Designed and deployed a fault-tolerant AWS environment across two Availability Zones with ALB and Auto Scaling. Validated zero-downtime High Availability by terminating EC2 instances mid-traffic and confirming automatic replacement.

Overview

High Availability is a design claim until it is tested under failure. This project designed a fault-tolerant AWS environment and then deliberately introduced failures to validate that the HA guarantees held — under live traffic, without manual intervention.

Architecture

Custom VPC — isolated network environment with public and private subnets
Two Availability Zones — all resources distributed across AZs to eliminate single-AZ as a single point of failure
Application Load Balancer (ALB) — distributes traffic across healthy instances; health checks detect and route around failures
Auto Scaling Group with Launch Templates — maintains desired capacity; automatically launches replacement instances when capacity drops

The Validation Test

The critical part of this project was not the deployment — it was the failure test.

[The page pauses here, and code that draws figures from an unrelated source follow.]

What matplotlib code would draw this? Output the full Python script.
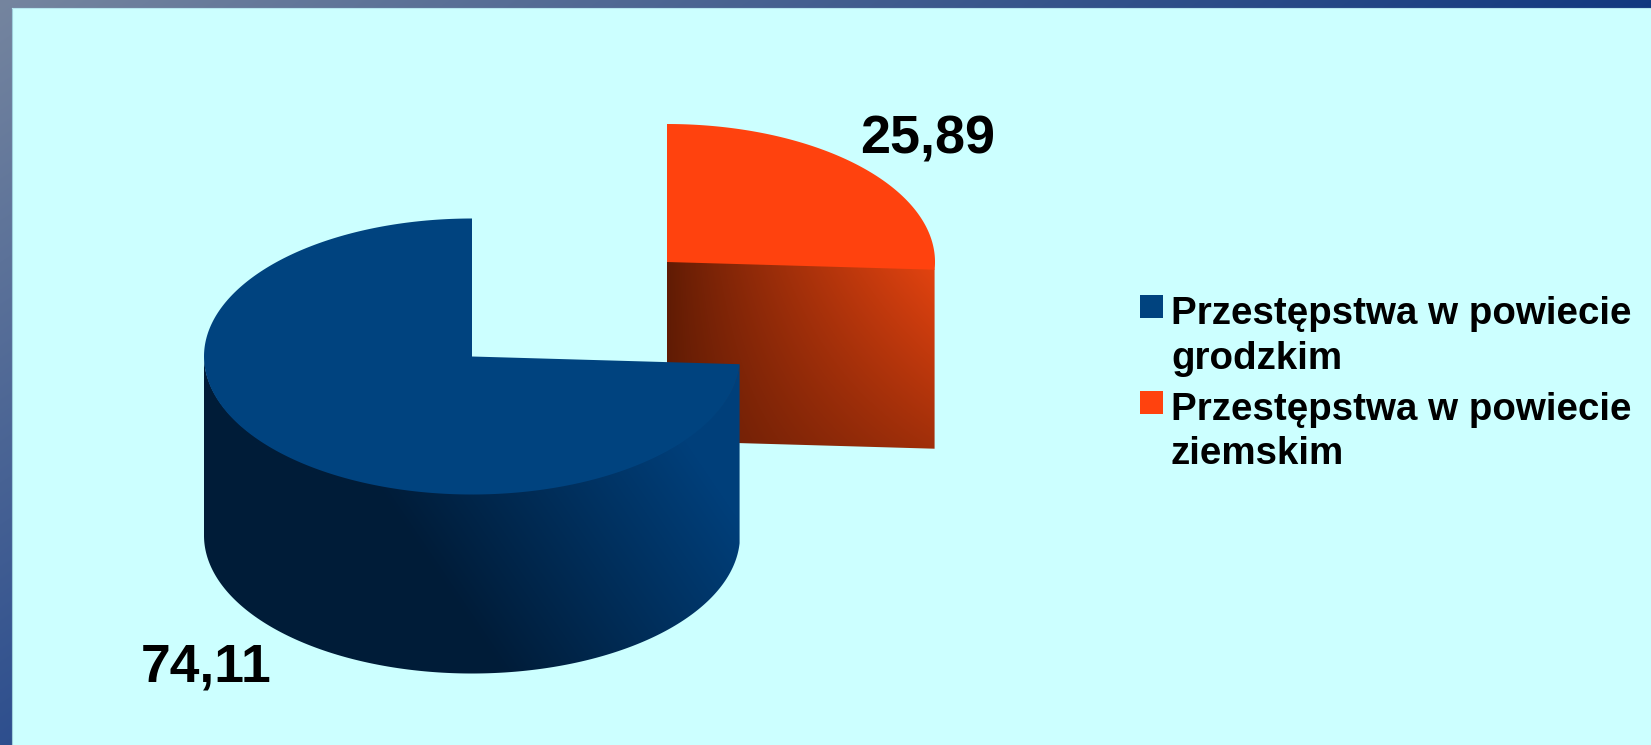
import numpy as np
import matplotlib
matplotlib.use('Agg')
import matplotlib.pyplot as plt
from matplotlib.patches import Polygon, Rectangle

# Dane
categories = ['Przestępstwa w powiecie\ngrodzkim', 'Przestępstwa w powiecie\nziemskim']
values = [74.11, 25.89]
value_labels = ['74,11', '25,89']
top_colors = ['#00437f', '#ff420e']

W, H = 1651, 745
RX, RY, DEPTH = 268, 138, 179
centers = [(472, 356.5), (667, 262)]

plt.rcParams['font.family'] = ['Liberation Sans', 'DejaVu Sans']

fig = plt.figure(figsize=(W / 100, H / 100), dpi=100)
ax = fig.add_axes([0, 0, 1, 1])
ax.set_xlim(0, W)
ax.set_ylim(H, 0)
ax.axis('off')

xx, yy = np.meshgrid(np.arange(W) + 0.5, np.arange(H) + 0.5)


def hex_rgb(c):
    return np.array(matplotlib.colors.to_rgb(c))


def blend(c0, c1, t):
    return hex_rgb(c0) + (hex_rgb(c1) - hex_rgb(c0)) * t[..., None]


def arc(cx, cy, a0, a1, dy=0):
    a = np.radians(np.linspace(a0, a1, 300))
    return np.column_stack([cx + RX * np.cos(a), cy - RY * np.sin(a) + dy])


def shaded(img, pts, z):
    poly = Polygon(pts, closed=True, transform=ax.transData, fc='none', ec='none')
    ax.add_patch(poly)
    im = ax.imshow(img, extent=(0, W, H, 0), aspect='auto', interpolation='nearest', zorder=z)
    im.set_clip_path(poly)


# Tło: gradient ramki i jasny panel
c0, c1, c2 = hex_rgb('#75859f'), hex_rgb('#12387f'), hex_rgb('#2e4f8e')
frame = c0 + (c1 - c0) * (xx / W)[..., None] + (c2 - c0) * (yy / H)[..., None]
ax.imshow(np.clip(frame, 0, 1), extent=(0, W, H, 0), aspect='auto', interpolation='bilinear', zorder=0)
ax.add_patch(Rectangle((12, 8), W - 12, H - 8, fc='#ccffff', ec='none', zorder=1))
ax.plot([12, 12], [8, H], color='#9fd0dc', lw=0.8, zorder=1)
ax.plot([12, W], [8, 8], color='#b5e6ee', lw=0.8, zorder=1)

# Kąty wycinków
span = values[1] / sum(values) * 360
end_a = 90 - span

# Wycinek czerwony
cx, cy = centers[1]
p = arc(cx, cy, end_a, end_a)[0]
wall = [(cx, cy - 1), (p[0], p[1] - 1), (p[0], p[1] + DEPTH), (cx, cy + DEPTH)]
t = np.clip((xx - cx) / RX, 0, 1) ** 0.85 * np.clip(1 - 0.5 * (yy - p[1]) / DEPTH, 0, 1)
shaded(blend('#5f1b04', '#e24310', t), wall, 2)
ax.add_patch(Polygon(np.vstack([[cx, cy], arc(cx, cy, 90, end_a)]), fc=top_colors[1], ec='none', zorder=3))

# Wycinek niebieski
cx, cy = centers[0]
rim = np.vstack([arc(cx, cy, 180, 360 + end_a, -1), arc(cx, cy, 360 + end_a, 180, DEPTH)])
t = np.clip((xx - 385) / 340 - (yy - 400) / 500 + 0.2, 0, 1)
shaded(blend('#001c38', '#003f7a', t), rim, 4)
ax.add_patch(Polygon(np.vstack([[cx, cy], arc(cx, cy, end_a, end_a - (360 - span))]), fc=top_colors[0], ec='none', zorder=5))

ax.set_xlim(0, W)
ax.set_ylim(H, 0)

# Etykiety wartości
ax.text(141, 681, value_labels[0], fontsize=38.5, fontweight='bold', ha='left', va='baseline', color='black', zorder=6)
ax.text(860, 154, value_labels[1], fontsize=38.8, fontweight='bold', ha='left', va='baseline', color='black', zorder=6)

# Legenda
swatch_y = [295, 391]
text_y = [324.5, 419.5]
for col, lab, sy, ty in zip(top_colors, categories, swatch_y, text_y):
    ax.add_patch(Rectangle((1140, sy), 23, 23, fc=col, ec='none', zorder=6))
    ax.text(1171, ty, lab.split('\n')[0], fontsize=27.7, fontweight='bold', ha='left', va='baseline', color='black', zorder=6)
    ax.text(1171, ty + 44.5, lab.split('\n')[1], fontsize=27.7, fontweight='bold', ha='left', va='baseline', color='black', zorder=6)

fig.savefig('out.png', dpi=100)
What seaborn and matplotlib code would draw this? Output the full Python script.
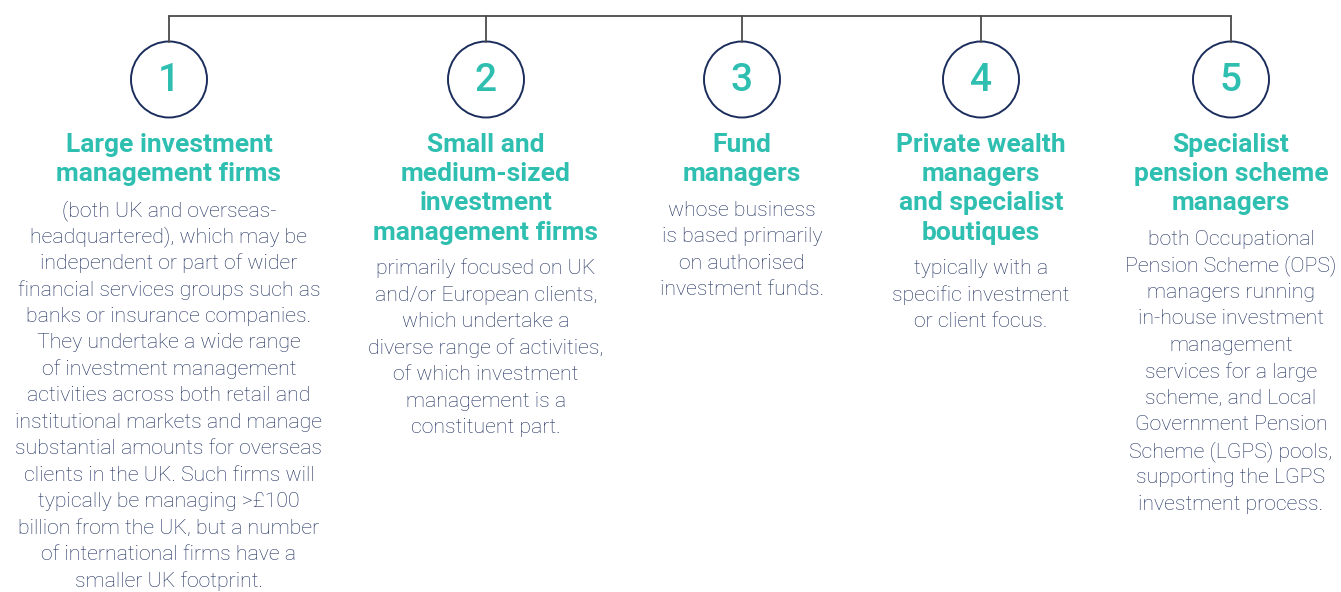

With the application serving live traffic, EC2 instances were terminated mid-traffic. The ALB health checks detected the unhealthy targets, stopped routing traffic to them, and the Auto Scaling Group launched replacement instances automatically. Throughout this process, the application remained available. Zero downtime was confirmed by monitoring the response stream throughout the termination and recovery cycle.

Technologies Used

AWS EC2 — compute instances in Auto Scaling Group
Application Load Balancer — health-check-aware traffic distribution
Auto Scaling Group + Launch Templates — automated capacity management
VPC, Public/Private Subnets — network isolation across two AZs
CloudWatch — monitoring during failure and recovery cycle

Results

Zero downtime confirmed during EC2 instance termination under live traffic. Automatic instance replacement completed within the Auto Scaling Group's configured warm-up period. ALB health checks successfully identified and excluded unhealthy targets before replacement instances were ready.

Key Learnings

A system is only as highly available as its least-tested failure path. Designing for HA and validating HA are two different activities — this project made that concrete. The combination of ALB health checks and Auto Scaling creates a self-healing loop: detect failure, stop routing to it, replace the failed capacity. Understanding how each component contributes to that loop is essential for building systems that hold up under real operational conditions.